Introduction to Applications of Byzantine Consensus Mechanisms
When considering the how Tari will potentially build its second layer, an analysis of the most promising Byzantine Consensus Mechanisms and their applications was sought.
Important to consider is the 'scalability trilemma'; a phrase referred to by Vitalik Buterin, which takes into account the potential trade-offs regarding decentralization, security and scalability. 
Decentralization : a core principle on which majority of the systems are build, taking into account censorship-resistance and ensuring that everyone, without prejudice, is permitted to partake in the decentralized system.
Scalability : encompasses the ability of the network to process transactions. Thus, if a public block chain is deemed to be efficient, effective and usable, it should be designed to handle millions of users on the network.
Security : refers to the immutability of the ledger and takes into account threats of 51% attacks, Sybil attacks and DDoS attacks etc.
Through the recent development of this ecosystem, most block chains have focused on two of the three factors, namely decentralization and security; at the expense of scalability. The primary reason for this is that nodes must reach consensus before transactions can be processed. 
This report sees the examination of proposals considering Byzantine Fault Tolerant (BFT) consensus mechanisms and considers their feasibility and efficiency in meeting the characteristics of scalability, decentralization and security. In each instance the protocol assumptions, reference implementations and discernment on whether the protocol may be used for Tari as a means to maintain the distributed asset state will be assessed.
This report discusses several terms and concepts related to consensus mechanisms; these include definitions of Consensus, Binary Consensus, Byzantine Fault Tolerance, Practical Byzantine Fault Tolerant Variants, Deterministic and Non-Deterministic Protocols and Scalability-performance trade off. An important characteristic of consensus mechanisms are degrees of synchrony which range from Synchrony, Partial Synchrony, Weak Synchrony, Random Synchrony and Asynchrony, as well as The Problem with Timing Assumptions. Definitions on Denial of Service Attack, The FLP Impossibility and Randomized Agreement are also provided.

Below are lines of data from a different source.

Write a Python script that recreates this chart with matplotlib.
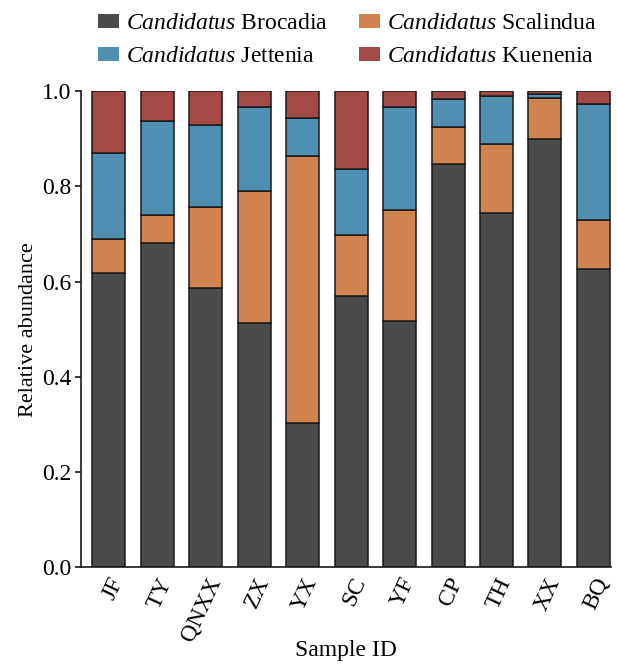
import matplotlib
matplotlib.use("Agg")
import matplotlib.pyplot as plt
import numpy as np
from matplotlib.patches import Patch

plt.rcParams['font.family'] = ['Liberation Serif', 'DejaVu Serif']
plt.rcParams['mathtext.fontset'] = 'custom'
plt.rcParams['mathtext.rm'] = 'Liberation Serif'
plt.rcParams['mathtext.it'] = 'Liberation Serif:italic'

samples = ['JF', 'TY', 'QNXX', 'ZX', 'YX', 'SC', 'YF', 'CP', 'TH', 'XX', 'BQ']
brocadia = [0.618, 0.681, 0.586, 0.512, 0.302, 0.570, 0.518, 0.847, 0.744, 0.899, 0.626]
scalindua = [0.072, 0.058, 0.171, 0.279, 0.562, 0.127, 0.233, 0.078, 0.145, 0.086, 0.103]
jettenia = [0.181, 0.199, 0.171, 0.176, 0.079, 0.140, 0.215, 0.058, 0.101, 0.009, 0.243]
kuenenia = [0.129, 0.062, 0.072, 0.033, 0.057, 0.163, 0.034, 0.017, 0.010, 0.006, 0.028]

names = ['Brocadia', 'Scalindua', 'Jettenia', 'Kuenenia']
colors = ['#4a4c4b', '#d0834f', '#4e8fb2', '#a34a47']

fig = plt.figure(figsize=(6.17, 6.65), dpi=100)
ax = fig.add_axes([0.131, 0.147, 0.859, 0.716])

x = np.arange(len(samples))
bottom = np.zeros(len(samples))
handles = {}
for vals, name, c in zip([brocadia, scalindua, jettenia, kuenenia], names, colors):
    ax.bar(x, vals, width=0.68, bottom=bottom, color=c, edgecolor='#1a1a1a', linewidth=1.1)
    bottom += np.array(vals)
    handles[name] = Patch(facecolor=c, edgecolor='none')

ax.set_ylim(0, 1.0)
ax.set_xlim(-0.58, 10.36)
ax.set_yticks([0, 0.2, 0.4, 0.6, 0.8, 1.0])
ax.set_yticklabels(['0.0', '0.2', '0.4', '0.6', '0.8', '1.0'])
ax.set_xticks(x)
ax.set_xticklabels(samples, rotation=65, ha='right', rotation_mode='anchor')
ax.tick_params(axis='y', length=4, width=1.1, labelsize=17, pad=3)
ax.tick_params(axis='x', length=0, labelsize=17, pad=5)
for s in ['top', 'right']:
    ax.spines[s].set_visible(False)
for s in ['left', 'bottom']:
    ax.spines[s].set_linewidth(1.2)
    ax.spines[s].set_color('#1a1a1a')

ax.set_ylabel('Relative abundance', fontsize=16, labelpad=3)
ax.set_xlabel('Sample ID', fontsize=17)
ax.xaxis.set_label_coords(0.5, -0.152)

order = ['Brocadia', 'Jettenia', 'Scalindua', 'Kuenenia']
leg = fig.legend([handles[n] for n in order],
                 [r'$\it{Candidatus}$ ' + n for n in order],
                 ncol=2, loc='upper center', bbox_to_anchor=(0.563, 1.012),
                 frameon=False, fontsize=17, handlelength=0.9, handleheight=0.55,
                 handletextpad=0.3, columnspacing=1.3, labelspacing=0.5)

fig.savefig('out.png', dpi=100)
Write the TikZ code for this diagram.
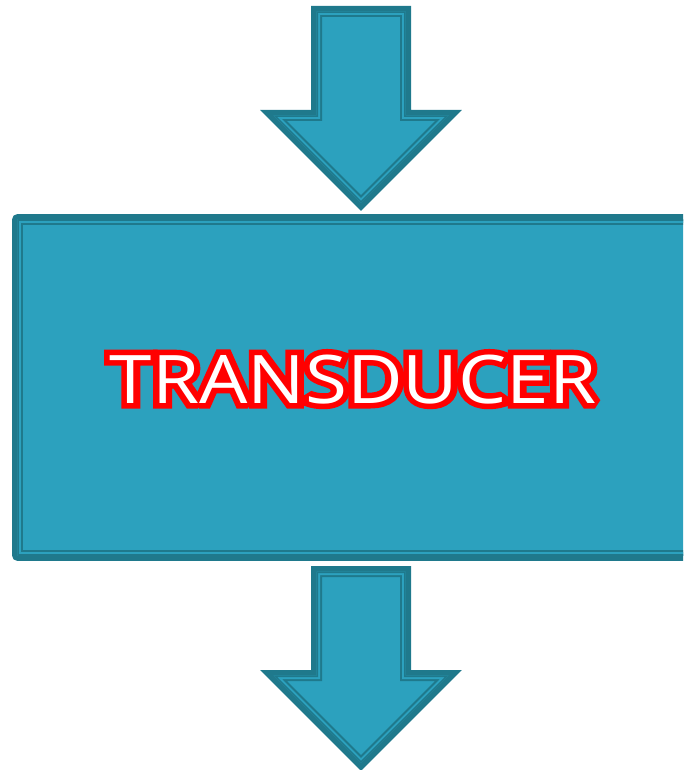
\documentclass[tikz,border=0pt]{standalone}
\usepackage{fontspec}
\setmainfont{Open Sans}
\definecolor{tfill}{RGB}{44,161,190}
\definecolor{tdark}{RGB}{31,121,140}
\newcommand\arrowshape{(-44.5,0) -- (44.5,0) -- (44.5,104) -- (87.5,104) -- (0,191.5) -- (-87.5,104) -- (-44.5,104) -- cycle}
\newcommand\boxshape{(17.5,219.5) -- (690,219.5) -- (690,555.5) -- (17.5,555.5) -- cycle}
\newcommand\labeltext{\scalebox{1.14}[1]{TRANSDUCER}}
\newcommand\strokedtext[1]{\special{pdf:literal 1 Tr 1 0 0 RG 11 w 0 j 1.5 M}#1\special{pdf:literal 0 Tr}}
\tikzset{
  outerline/.style={tdark, line width=11pt, line join=miter, miter limit=10},
  midline/.style={tfill, line width=7pt, line join=miter},
  innerline/.style={tdark, line width=3pt, line join=miter},
  labelfont/.style={font=\fontsize{67}{80}\selectfont, anchor=base, inner sep=0pt},
  bigarrow/.pic={
    \fill[tfill] \arrowshape;
    \draw[outerline] \arrowshape;
    \begin{scope}
      \clip \arrowshape;
      \draw[midline] \arrowshape;
      \draw[innerline] \arrowshape;
    \end{scope}
  }
}
\begin{document}
\begin{tikzpicture}[x=1pt, y=-1pt]
  \useasboundingbox (0,0) rectangle (683,770);
  \clip (0,0) rectangle (683,770);
  % arrows
  \pic (inarrow) at (361,11.5) {bigarrow};
  \pic (outarrow) at (361,571.5) {bigarrow};
  % box
  \fill[tfill] \boxshape;
  \draw[outerline, line join=round] \boxshape;
  \begin{scope}
    \clip \boxshape;
    \draw[midline] \boxshape;
    \draw[innerline] \boxshape;
  \end{scope}
  % outlined label: red stroke underneath, white fill on top
  \node[labelfont, text=red] (labeloutline) at (353,403) {\scalebox{1.14}[1]{\strokedtext{TRANSDUCER}}};
  \node[labelfont, text=white] (label) at (353,403) {\labeltext};
\end{tikzpicture}
\end{document}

A brief survey of Byzantine Fault Tolerant Consensus Mechanisms
Many peer-to-peer online Real-time strategy games use a modified Lockstep protocol as a consensus protocol in order to manage game state between players in a game. Each game action results in a game state delta broadcast to all other players in the game along with a hash of the total game state. Each player validates the change by applying the delta to their own game state and comparing the game state hashes. If the hashes do not agree then a vote is cast, and those players whose game state is in the minority are disconnected and removed from the game (known as a desync.)